**DATASET EXCERPT**:
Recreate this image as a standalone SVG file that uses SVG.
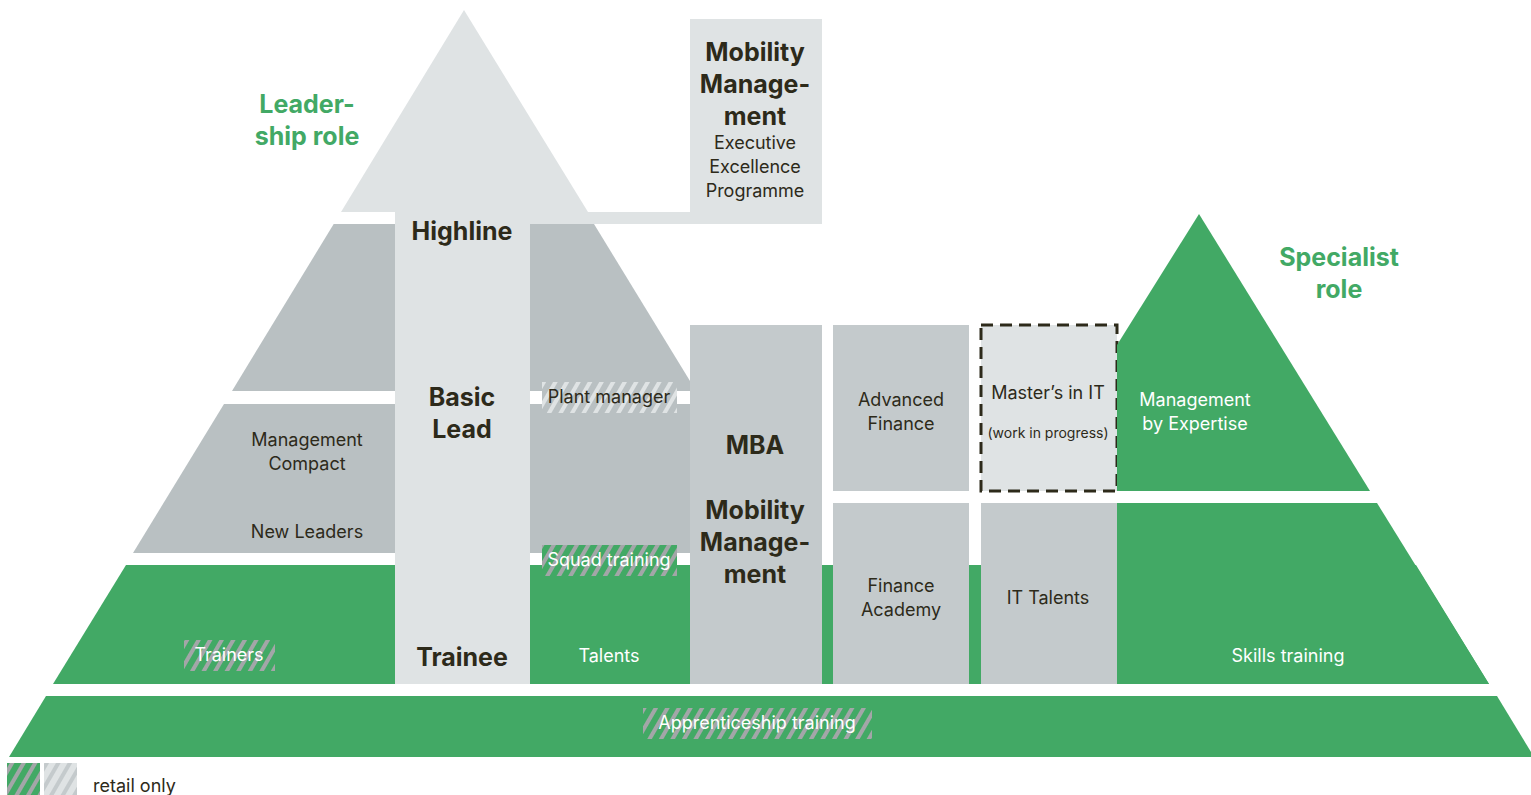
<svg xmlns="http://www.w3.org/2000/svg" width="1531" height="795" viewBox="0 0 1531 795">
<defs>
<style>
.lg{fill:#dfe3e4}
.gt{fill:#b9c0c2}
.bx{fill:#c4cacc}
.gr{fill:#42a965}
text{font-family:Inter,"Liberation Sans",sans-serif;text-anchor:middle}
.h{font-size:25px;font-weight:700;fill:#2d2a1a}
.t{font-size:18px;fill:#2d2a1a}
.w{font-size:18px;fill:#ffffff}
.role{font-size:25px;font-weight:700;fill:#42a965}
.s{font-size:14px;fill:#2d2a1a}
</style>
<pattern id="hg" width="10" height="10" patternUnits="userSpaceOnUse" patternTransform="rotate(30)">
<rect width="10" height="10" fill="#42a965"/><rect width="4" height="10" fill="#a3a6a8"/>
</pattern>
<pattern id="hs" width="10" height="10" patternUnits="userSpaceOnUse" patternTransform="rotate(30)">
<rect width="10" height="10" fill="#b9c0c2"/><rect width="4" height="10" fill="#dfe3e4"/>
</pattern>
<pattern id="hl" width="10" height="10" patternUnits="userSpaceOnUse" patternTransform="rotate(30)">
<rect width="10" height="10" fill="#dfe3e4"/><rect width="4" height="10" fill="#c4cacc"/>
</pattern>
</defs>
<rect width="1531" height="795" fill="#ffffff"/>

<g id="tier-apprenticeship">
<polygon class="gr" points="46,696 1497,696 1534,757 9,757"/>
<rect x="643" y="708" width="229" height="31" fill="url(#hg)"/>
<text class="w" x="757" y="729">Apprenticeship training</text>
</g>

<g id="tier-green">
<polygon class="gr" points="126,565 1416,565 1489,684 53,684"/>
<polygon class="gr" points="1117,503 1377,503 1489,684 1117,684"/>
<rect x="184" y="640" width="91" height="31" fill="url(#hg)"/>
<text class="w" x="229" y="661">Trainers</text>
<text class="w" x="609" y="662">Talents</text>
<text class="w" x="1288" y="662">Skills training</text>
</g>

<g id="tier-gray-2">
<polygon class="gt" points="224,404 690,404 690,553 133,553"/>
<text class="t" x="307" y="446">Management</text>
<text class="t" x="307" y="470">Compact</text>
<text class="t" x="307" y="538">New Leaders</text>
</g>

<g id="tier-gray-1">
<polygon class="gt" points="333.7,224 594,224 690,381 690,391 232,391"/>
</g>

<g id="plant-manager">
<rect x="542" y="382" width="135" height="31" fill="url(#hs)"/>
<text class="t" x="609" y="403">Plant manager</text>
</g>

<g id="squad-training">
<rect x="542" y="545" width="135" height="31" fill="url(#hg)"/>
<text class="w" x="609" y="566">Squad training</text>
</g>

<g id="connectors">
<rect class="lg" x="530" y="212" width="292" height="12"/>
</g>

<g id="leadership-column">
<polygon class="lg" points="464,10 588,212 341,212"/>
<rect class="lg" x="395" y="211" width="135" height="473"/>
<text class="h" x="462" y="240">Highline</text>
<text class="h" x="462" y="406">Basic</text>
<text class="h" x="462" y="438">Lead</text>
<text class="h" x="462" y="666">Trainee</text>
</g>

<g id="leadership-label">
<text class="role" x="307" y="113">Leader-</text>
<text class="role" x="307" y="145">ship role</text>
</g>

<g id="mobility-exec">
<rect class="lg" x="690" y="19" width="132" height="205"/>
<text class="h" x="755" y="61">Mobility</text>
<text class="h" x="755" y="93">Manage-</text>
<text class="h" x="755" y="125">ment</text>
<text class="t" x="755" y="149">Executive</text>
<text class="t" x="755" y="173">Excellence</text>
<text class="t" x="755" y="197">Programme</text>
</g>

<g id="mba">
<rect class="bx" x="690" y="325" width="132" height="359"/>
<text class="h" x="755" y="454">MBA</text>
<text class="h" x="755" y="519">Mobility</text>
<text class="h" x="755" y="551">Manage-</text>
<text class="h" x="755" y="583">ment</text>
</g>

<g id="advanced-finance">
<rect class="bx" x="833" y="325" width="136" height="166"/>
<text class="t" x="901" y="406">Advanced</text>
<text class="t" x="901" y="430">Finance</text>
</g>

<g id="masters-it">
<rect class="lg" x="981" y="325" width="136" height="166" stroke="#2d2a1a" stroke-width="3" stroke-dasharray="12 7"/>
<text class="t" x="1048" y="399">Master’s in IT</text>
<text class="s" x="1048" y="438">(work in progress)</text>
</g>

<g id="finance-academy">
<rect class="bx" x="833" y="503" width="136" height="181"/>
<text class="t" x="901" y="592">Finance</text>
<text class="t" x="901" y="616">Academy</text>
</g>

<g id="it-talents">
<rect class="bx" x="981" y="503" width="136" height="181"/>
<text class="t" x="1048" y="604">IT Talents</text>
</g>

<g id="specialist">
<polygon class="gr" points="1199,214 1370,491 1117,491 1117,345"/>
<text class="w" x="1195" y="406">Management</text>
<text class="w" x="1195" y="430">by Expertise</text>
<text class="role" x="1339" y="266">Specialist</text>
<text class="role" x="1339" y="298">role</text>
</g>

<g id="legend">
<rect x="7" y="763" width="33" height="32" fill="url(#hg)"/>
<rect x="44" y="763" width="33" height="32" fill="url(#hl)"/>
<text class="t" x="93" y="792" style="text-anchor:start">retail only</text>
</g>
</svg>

**EXERCISE INSTRUCTIONS**: Set down the complete material exactly, but do not include the images.

**FINAL ANSWER**:
Recreate this image as a standalone SVG file that uses SVG.
<svg xmlns="http://www.w3.org/2000/svg" width="1531" height="795" viewBox="0 0 1531 795">
<defs>
<style>
.lg{fill:#dfe3e4}
.gt{fill:#b9c0c2}
.bx{fill:#c4cacc}
.gr{fill:#42a965}
text{font-family:Inter,"Liberation Sans",sans-serif;text-anchor:middle}
.h{font-size:25px;font-weight:700;fill:#2d2a1a}
.t{font-size:18px;fill:#2d2a1a}
.w{font-size:18px;fill:#ffffff}
.role{font-size:25px;font-weight:700;fill:#42a965}
.s{font-size:14px;fill:#2d2a1a}
</style>
<pattern id="hg" width="10" height="10" patternUnits="userSpaceOnUse" patternTransform="rotate(30)">
<rect width="10" height="10" fill="#42a965"/><rect width="4" height="10" fill="#a3a6a8"/>
</pattern>
<pattern id="hs" width="10" height="10" patternUnits="userSpaceOnUse" patternTransform="rotate(30)">
<rect width="10" height="10" fill="#b9c0c2"/><rect width="4" height="10" fill="#dfe3e4"/>
</pattern>
<pattern id="hl" width="10" height="10" patternUnits="userSpaceOnUse" patternTransform="rotate(30)">
<rect width="10" height="10" fill="#dfe3e4"/><rect width="4" height="10" fill="#c4cacc"/>
</pattern>
</defs>
<rect width="1531" height="795" fill="#ffffff"/>

<g id="tier-apprenticeship">
<polygon class="gr" points="46,696 1497,696 1534,757 9,757"/>
<rect x="643" y="708" width="229" height="31" fill="url(#hg)"/>
<text class="w" x="757" y="729">Apprenticeship training</text>
</g>

<g id="tier-green">
<polygon class="gr" points="126,565 1416,565 1489,684 53,684"/>
<polygon class="gr" points="1117,503 1377,503 1489,684 1117,684"/>
<rect x="184" y="640" width="91" height="31" fill="url(#hg)"/>
<text class="w" x="229" y="661">Trainers</text>
<text class="w" x="609" y="662">Talents</text>
<text class="w" x="1288" y="662">Skills training</text>
</g>

<g id="tier-gray-2">
<polygon class="gt" points="224,404 690,404 690,553 133,553"/>
<text class="t" x="307" y="446">Management</text>
<text class="t" x="307" y="470">Compact</text>
<text class="t" x="307" y="538">New Leaders</text>
</g>

<g id="tier-gray-1">
<polygon class="gt" points="333.7,224 594,224 690,381 690,391 232,391"/>
</g>

<g id="plant-manager">
<rect x="542" y="382" width="135" height="31" fill="url(#hs)"/>
<text class="t" x="609" y="403">Plant manager</text>
</g>

<g id="squad-training">
<rect x="542" y="545" width="135" height="31" fill="url(#hg)"/>
<text class="w" x="609" y="566">Squad training</text>
</g>

<g id="connectors">
<rect class="lg" x="530" y="212" width="292" height="12"/>
</g>

<g id="leadership-column">
<polygon class="lg" points="464,10 588,212 341,212"/>
<rect class="lg" x="395" y="211" width="135" height="473"/>
<text class="h" x="462" y="240">Highline</text>
<text class="h" x="462" y="406">Basic</text>
<text class="h" x="462" y="438">Lead</text>
<text class="h" x="462" y="666">Trainee</text>
</g>

<g id="leadership-label">
<text class="role" x="307" y="113">Leader-</text>
<text class="role" x="307" y="145">ship role</text>
</g>

<g id="mobility-exec">
<rect class="lg" x="690" y="19" width="132" height="205"/>
<text class="h" x="755" y="61">Mobility</text>
<text class="h" x="755" y="93">Manage-</text>
<text class="h" x="755" y="125">ment</text>
<text class="t" x="755" y="149">Executive</text>
<text class="t" x="755" y="173">Excellence</text>
<text class="t" x="755" y="197">Programme</text>
</g>

<g id="mba">
<rect class="bx" x="690" y="325" width="132" height="359"/>
<text class="h" x="755" y="454">MBA</text>
<text class="h" x="755" y="519">Mobility</text>
<text class="h" x="755" y="551">Manage-</text>
<text class="h" x="755" y="583">ment</text>
</g>

<g id="advanced-finance">
<rect class="bx" x="833" y="325" width="136" height="166"/>
<text class="t" x="901" y="406">Advanced</text>
<text class="t" x="901" y="430">Finance</text>
</g>

<g id="masters-it">
<rect class="lg" x="981" y="325" width="136" height="166" stroke="#2d2a1a" stroke-width="3" stroke-dasharray="12 7"/>
<text class="t" x="1048" y="399">Master’s in IT</text>
<text class="s" x="1048" y="438">(work in progress)</text>
</g>

<g id="finance-academy">
<rect class="bx" x="833" y="503" width="136" height="181"/>
<text class="t" x="901" y="592">Finance</text>
<text class="t" x="901" y="616">Academy</text>
</g>

<g id="it-talents">
<rect class="bx" x="981" y="503" width="136" height="181"/>
<text class="t" x="1048" y="604">IT Talents</text>
</g>

<g id="specialist">
<polygon class="gr" points="1199,214 1370,491 1117,491 1117,345"/>
<text class="w" x="1195" y="406">Management</text>
<text class="w" x="1195" y="430">by Expertise</text>
<text class="role" x="1339" y="266">Specialist</text>
<text class="role" x="1339" y="298">role</text>
</g>

<g id="legend">
<rect x="7" y="763" width="33" height="32" fill="url(#hg)"/>
<rect x="44" y="763" width="33" height="32" fill="url(#hl)"/>
<text class="t" x="93" y="792" style="text-anchor:start">retail only</text>
</g>
</svg>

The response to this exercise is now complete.